Because, in being thrown from the hand, the top is delivered a little out of the perpendicular, but the spill is rounded off at the point, and when the top is rotating rapidly, the gravitative force which attracts the top to the ground continually acting upon it, draws the weight of the top on to the extreme centre of the round point. When the rotation subsides, and the centrifugal force is weakened, then the top is no longer balanced upon the extreme point of the spill, but falls upon its sides, until the force of gravitation is exerted beyond the line of the spill, upon the body of the top, and then it falls to the ground.


"Even a child is known by his doings, whether his work be pure, and whether it be right."—Proverbs xx.


816. Why does a top "sleep?"

Because at that period of its spinning, which is called "sleeping," the centrifugal and the gravitative forces acting upon the top, are nearly balanced; and the top, obeying chiefly the rotatory force, appears to be in a state of comparative rest.

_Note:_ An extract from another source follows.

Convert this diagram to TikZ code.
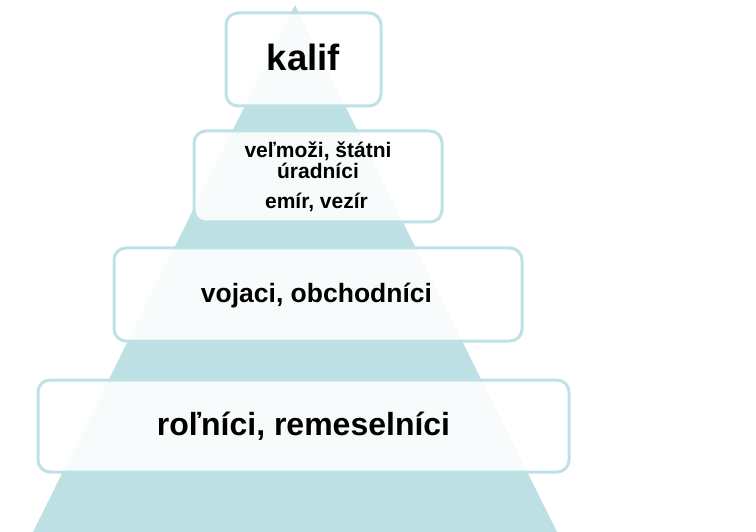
\documentclass[tikz,border=0pt]{standalone}
\usepackage{fontspec}
\setmainfont{Liberation Sans}
\definecolor{tealtri}{HTML}{BCE0E3}
\definecolor{tealline}{HTML}{BEE1E5}
\tikzset{
  box/.style={draw=tealline, line width=3pt, fill=white, fill opacity=0.9, draw opacity=1,
    rounded corners=12pt, inner sep=0pt},
  lbl/.style={anchor=base, inner sep=0pt, text=black, font=\bfseries}
}
\begin{document}
\begin{tikzpicture}[x=1pt,y=-1pt]
\useasboundingbox (0,0) rectangle (756,532);
\coordinate (tl) at (33,532);
\coordinate (ta) at (295,5);
\coordinate (tr) at (557,532);
\fill[tealtri] (tl) -- (ta) -- (tr) -- cycle;
\node[box, minimum width=155pt, minimum height=93pt] (b1) at (303.5,59.5) {};
\node[box, minimum width=248pt, minimum height=91pt] (b2) at (318,176.5) {};
\node[box, minimum width=408pt, minimum height=93pt] (b3) at (318,294.5) {};
\node[box, minimum width=531pt, minimum height=92pt] (b4) at (303.5,426) {};
\node[lbl, font=\bfseries\fontsize{36.5}{40}\selectfont] (t1) at (303.5,71) {kalif};
\node[lbl, font=\bfseries\fontsize{21}{24}\selectfont] (t2a) at (318,158) {veľmoži, štátni};
\node[lbl, font=\bfseries\fontsize{21}{24}\selectfont] (t2b) at (318,179) {úradníci};
\node[lbl, font=\bfseries\fontsize{21}{24}\selectfont] (t2c) at (316.5,209) {emír, vezír};
\node[lbl, font=\bfseries\fontsize{26.5}{30}\selectfont] (t3) at (316.5,302) {vojaci, obchodníci};
\node[lbl, font=\bfseries\fontsize{32}{36}\selectfont] (t4) at (303.5,435) {roľníci, remeselníci};
\end{tikzpicture}
\end{document}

817. Why does the top cease to spin?

Because the friction of the air against its sides, and the friction of the spill against the ground, act in opposition to the rotatory force, which is a temporary impulse applied by external means—the hand of the person who spins it—and as soon as this applied force is expended, the top yields to the law of gravitation, which is a permanent and ever-prevailing force.

818. Why does a marble revolve, as it is propelled along the ground?

Because, in propelling the marble, the thumb impels the upper surface forward, and the finger draws the under surface backward. This gives a tendency to the upper and lower hemispheres of the marble to separate, which they would do, but for the cohesion of the atoms of the marble. The upper part of the marble, therefore, rolls forward, drawing after it the under part, which acquires a forward motion by the force with which it is drawn upward, and in this way the opposite portions of the marble act upon each other in the successive revolutions.